As for the friends I had made, that's a whole different issue. I stand by what I said, that being that I probably only ended up being friends with them because they were flatmates. It's not that I have difficulty chatting with people, but I don't make proper friendships easily, and haven't really made any new ones irl since I left school (except my ex), so when I was put in a situation where I had to make friends I did see it as an opportunity to possibly reinvent myself. For the first few months I tried to keep up with them, but going to university three years late meant they were all 18 year olds, and all wanted to go clubbing and such, which is like my own personal hell. I still went other places with them, but there were a few occasions when my ex took issue with me and it put me off (all of the times I ever disclosed my intent to go somewhere with them really). Two things stick in my mind. One time we were going to be going for a Christmas dinner as a group, and for about an hour before I was meant to go, my girlfriend was in a depression and demanding I keep talking.

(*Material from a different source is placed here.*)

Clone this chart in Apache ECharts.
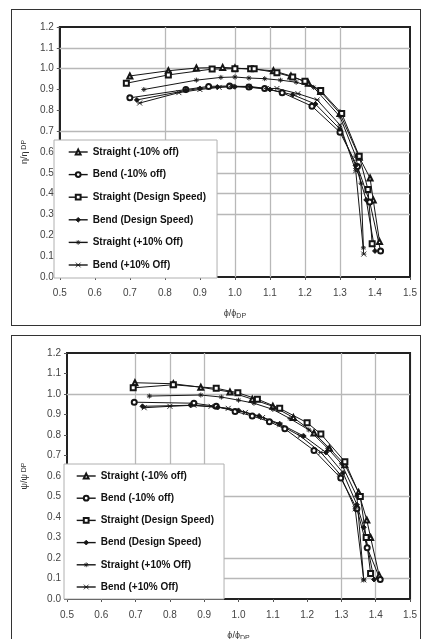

I told her eventually that I had to go, but I made up a lie and said I had to go shopping, because if I told her I was going somewhere with the flatmates then past experience told me it would end badly for me. I can't remember how, but she somehow knew I was lying and forced the truth out of me. She started screaming at me down the phone and I ended up just hanging up and going anyway, but it made me pretty miserable company.
The other was the worst one. I had been chatting with a girl before a lecture. I can't have talked to her for more than five or ten minutes, but she asked for my Facebook details and saw I had no profile picture, then insisted she took one of me. After I got home, my girlfriend saw I had added this person, saw the picture and argued with me for hours, saying I was cheating, and then also demanded to see the pages of every other female friend I had so that she could test me and see how attractive they were compared to herself. Because I wasn't incredibly close with these people, there wasn't a reaction to me not remaining in contact since I often ended up not going out anywhere with them, and the second year put me in a different building, but I probably would have had a lot more trouble if I hadn't many times been convinced not to go places with them in order to avoid the stress of arguing.
At the moment I am utterly burnt out on relationships. I can't really see myself making it a priority until I have sorted out some more pressing issues with my life, like making sure I finish the degree next year, getting a job afterwards etc. I'm making some plans at the moment though. When I was still shackled in that relationship I wouldn't have ever thought of going to a foreign country after the degree, but since I am now free to do as I like, I have been strongly considering applying to go to Japan to teach English after my degree. The only requirement appears to be that you are a native speaker with a degree, and since my degree will be English I figure it puts me in a fairly good position to apply, assuming I get the grade I want. I've been playing around with the idea of using a good chunk of the time I have between now and going back to university to start learning Japanese so that I could adapt a bit better when and if I decided to go.